Segundo o deputado social democrata, o relatório final, que já foi tornado público vai também ser enviado formalmente ao Banco de Portugal e à administração da CGD, realçando que “em alguns casos há uma visão mais aprofundada do que se passou o que poderá ajudar a Caixa no apuramento de responsabilidades”.

As suspeitas do MP

O envio de toda a documentação que chegou à comissão parlamentar de inquérito surge numa altura em que prossegue na Justiça uma investigação à gestão danosa da Caixa que ainda não tem arguidos, mas, segundo a Procuradoria Geral da República, estão “em curso diligências abrangidas por segredo de justiça”. A investigação dirigida pelo Departamento Central de Investigação e Ação Penal  (DCIAP) incide sobre os empréstimos concedidos desde 2000 que estão a ser passados a pente fino pela Justiça que tem como um dos principais focos os créditos de 350 milhões de euros que o empresário Joe Berardo obteve junto da CGD para comprar acções do BCP e que acabaram por se revelar ruinosos para o banco público. Na mira dos investigadores estão suspeitas destes créditos, com imparidades já assumidas de 152 milhões de euros, terem sido concedidos de forma irregular e sem respeitar pareceres internos e em operações de risco.

Na base da investigação delegada pelo Ministério Público (MP) à Polícia Judiciária (PJ), estão suspeitas de gestão danosa , corrupção (ativa e passiva), participação económica em negócio e peculato.

Os créditos ruinosos que estão na mira da PJ, segundo a justiça, são “no mínimo reveladores de uma deficiente análise de risco por parte da instituição e de negligência na observância dos níveis prudenciais adequados”. Uma avaliação que consta já de um acórdão do Tribunal da Relação de Lisboa (TRL) que dá conta que aqueles negócios da Caixa podem indiciar “uma intencional prática de favorecimento de determinados agentes económicos em detrimento de outros, face a condições de acesso ao mercado de crédito”.

O DCIAP  considera que uma parte substancial dos créditos que resultaram das imparidades foi concedida a partir de 2007, com sucessivas alterações das condições dos contratos, nomeadamente no que se refere às garantias.
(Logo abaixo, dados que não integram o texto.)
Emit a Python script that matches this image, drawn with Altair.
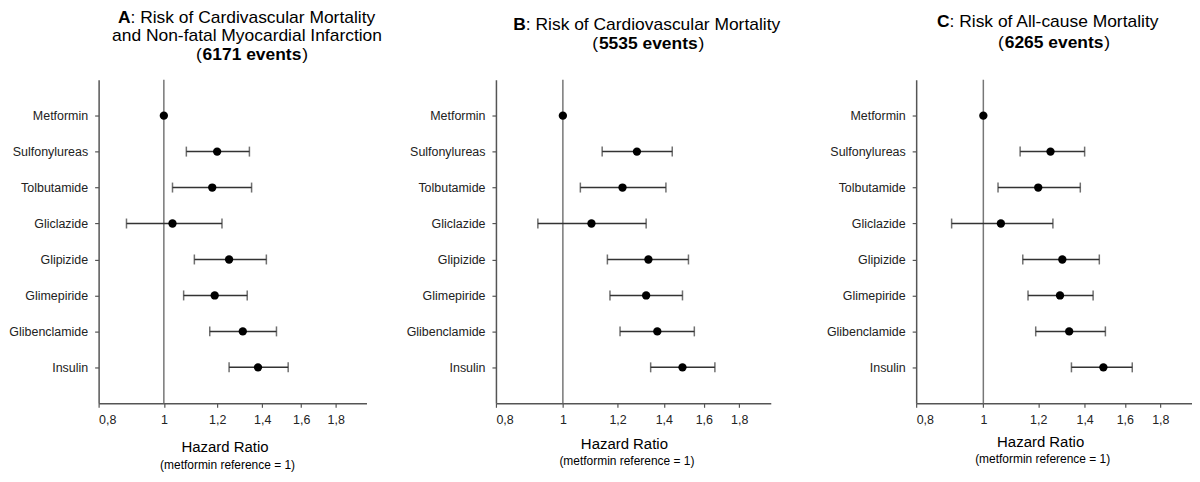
import altair as alt
import pandas as pd

FONT = "Liberation Sans"

drugs = ["Metformin", "Sulfonylureas", "Tolbutamide", "Gliclazide",
         "Glipizide", "Glimepiride", "Glibenclamide", "Insulin"]

# Panel A: CV mortality + non-fatal MI
a_hr = [1.00, 1.20, 1.18, 1.03, 1.25, 1.19, 1.31, 1.38]
a_lo = [None, 1.08, 1.03, 0.88, 1.11, 1.07, 1.17, 1.25]
a_hi = [None, 1.34, 1.35, 1.22, 1.42, 1.33, 1.47, 1.53]

# Panel B: CV mortality
b_hr = [1.00, 1.28, 1.22, 1.10, 1.33, 1.32, 1.37, 1.49]
b_lo = [None, 1.14, 1.06, 0.92, 1.16, 1.17, 1.21, 1.34]
b_hi = [None, 1.44, 1.41, 1.32, 1.52, 1.49, 1.55, 1.66]

# Panel C: all-cause mortality
c_hr = [1.00, 1.25, 1.20, 1.06, 1.30, 1.29, 1.33, 1.49]
c_lo = [None, 1.13, 1.05, 0.90, 1.14, 1.16, 1.19, 1.34]
c_hi = [None, 1.40, 1.38, 1.26, 1.47, 1.44, 1.50, 1.64]

x_ticks = [0.8, 1, 1.2, 1.4, 1.6, 1.8]
x_domain = [0.8, 2.0]
reference = [1.0]

title_a = [("A", True), (": Risk of Cardivascular Mortality", False),
           ("and Non-fatal Myocardial Infarction", False),
           ("(", False), ("6171 events", True), (")", False)]
title_b = [("B", True), (": Risk of Cardiovascular Mortality", False),
           ("(", False), ("5535 events", True), (")", False)]
title_c = [("C", True), (": Risk of All-cause Mortality", False),
           ("(", False), ("6265 events", True), (")", False)]
x_title = "Hazard Ratio"
x_subtitle = "(metformin reference = 1)"

H = 325
HALF_BOLD = 50.5  # half width of the bold "NNNN events" segment plus a gap


def txt(s, x, y, size=17.5, bold=False, align="center"):
    return alt.Chart(pd.DataFrame({"t": [s]})).mark_text(
        align=align, baseline="middle", fontSize=size,
        fontWeight="bold" if bold else "normal", color="black", font=FONT
    ).encode(text="t:N", x=alt.value(x), y=alt.value(y))


def events_line(segs, cx, y):
    return [
        txt(segs[0][0], cx - HALF_BOLD, y, align="right"),
        txt(segs[1][0], cx, y, bold=True),
        txt(segs[2][0], cx + HALF_BOLD, y, align="left"),
    ]


def panel(hr, lo, hi, width, title_layers, xt):
    df = pd.DataFrame({"drug": drugs, "hr": hr, "lo": lo, "hi": hi})
    xscale = alt.Scale(type="log", domain=x_domain, nice=False)
    xaxis = alt.Axis(title=None, values=x_ticks, grid=False,
                     labelExpr="replace(toString(datum.value), '.', ',')",
                     labelFontSize=12.5, labelColor="#222", labelFont=FONT,
                     tickSize=4, labelPadding=6, domainColor="#555",
                     tickColor="#555", domainWidth=1.5, tickWidth=1.2)
    yenc = alt.Y("drug:N", sort=drugs,
                 scale=alt.Scale(type="point", padding=1),
                 axis=alt.Axis(title=None, labelFontSize=12.5, labelColor="#222",
                               labelFont=FONT, tickSize=4, labelPadding=7,
                               domainColor="#555", tickColor="#555",
                               domainWidth=1.5, tickWidth=1.2, grid=False))
    base = alt.Chart(df)
    ci = base.transform_filter("isValid(datum.lo)")

    ref = alt.Chart(pd.DataFrame({"ref": reference})).mark_rule(
        color="#777", strokeWidth=1.5
    ).encode(x=alt.X("ref:Q", scale=xscale, axis=xaxis))
    bars = ci.mark_rule(color="#333", strokeWidth=1.5).encode(
        x=alt.X("lo:Q", scale=xscale, axis=xaxis), x2="hi:Q", y=yenc)
    cap_lo = ci.mark_tick(color="#333", size=10, thickness=1.5).encode(
        x=alt.X("lo:Q", scale=xscale, axis=xaxis), y=yenc)
    cap_hi = ci.mark_tick(color="#333", size=10, thickness=1.5).encode(
        x=alt.X("hi:Q", scale=xscale, axis=xaxis), y=yenc)
    pts = base.mark_circle(color="black", size=70, opacity=1).encode(
        x=alt.X("hr:Q", scale=xscale, axis=xaxis), y=yenc)

    texts = list(title_layers)
    texts.append(txt(x_title, xt[0], H + xt[1], size=15))
    texts.append(txt(x_subtitle, xt[2], H + xt[3], size=12))
    return alt.layer(ref, bars, cap_lo, cap_hi, pts, *texts).properties(
        width=width, height=H)


tA = [
    txt(title_a[0][0], 32, -62, bold=True, align="right"),
    txt(title_a[1][0], 32, -62, align="left"),
    txt(title_a[2][0], 149, -43.5),
] + events_line(title_a[3:], 154, -25)
tB = [
    txt(title_b[0][0], 30, -54.5, bold=True, align="right"),
    txt(title_b[1][0], 30, -54.5, align="left"),
] + events_line(title_b[2:], 153, -36)
tC = [
    txt(title_c[0][0], 33.5, -58, bold=True, align="right"),
    txt(title_c[1][0], 33.5, -58, align="left"),
] + events_line(title_c[2:], 138.5, -37)

pA = panel(a_hr, a_lo, a_hi, 269, tA, (127, 44, 129.5, 62))
pB = panel(b_hr, b_lo, b_hi, 276, tB, (129, 41, 131.5, 58))
pC = panel(c_hr, c_lo, c_hi, 277, tC, (125, 39, 127, 56))

inner = alt.hconcat(pB, pC, spacing=146, bounds="flush")
chart = alt.hconcat(pA, inner, spacing=130, bounds="flush").properties(
    padding=0
).configure(font=FONT).configure_view(stroke=None)

chart.save("out.html", embed_options={"renderer": "svg", "actions": False})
Nessa altura, a CGD era liderada por Carlos Santos Ferreira, sucedendo-se Fernando Faria de Oliveira, de 2008 a 2010, cargo posteriormente assumido por José de Matos, até agosto de 2016.

Já entre 2000 a 2004, o banco foi liderado por António de Sousa e teve como vice-presidente Mira Amaral, seguindo-se as administrações de Vitor Martins (2004-2005) e de Santos Ferreira (2005-2008) que integrou como vogais Carlos Costa, actual governador do Banco de Portugal, que tinha a área internacional, bem como Armando Vara.

Num acórdão do Tribunal da Relação de Lisboa, publicado no verão de 2017, é dado a conhecer que no entender do Ministério Público, os negócios de concessões de crédito são reveladores de uma “deficiente” análise de risco e de “negligência”, podendo haver “intencional prática” de favorecimento de determinados agentes económicos.

O acórdão que obrigou Banco de Portugal a entregar a lista de maiores créditos da Caixa sinaliza ainda “uma ação deliberada no sentido de omitir o passivo gerado na esfera do banco” através da omissão de alguns registos de incumprimento. E realça que as suspeitas além de passíveis de constituir crime de gestão danosa, são possíveis de configurar “eventuais crimes cometidos no exercício de funções públicas que possam vir a apurar” e de “eventuais outros crimes de natureza patrimonial”.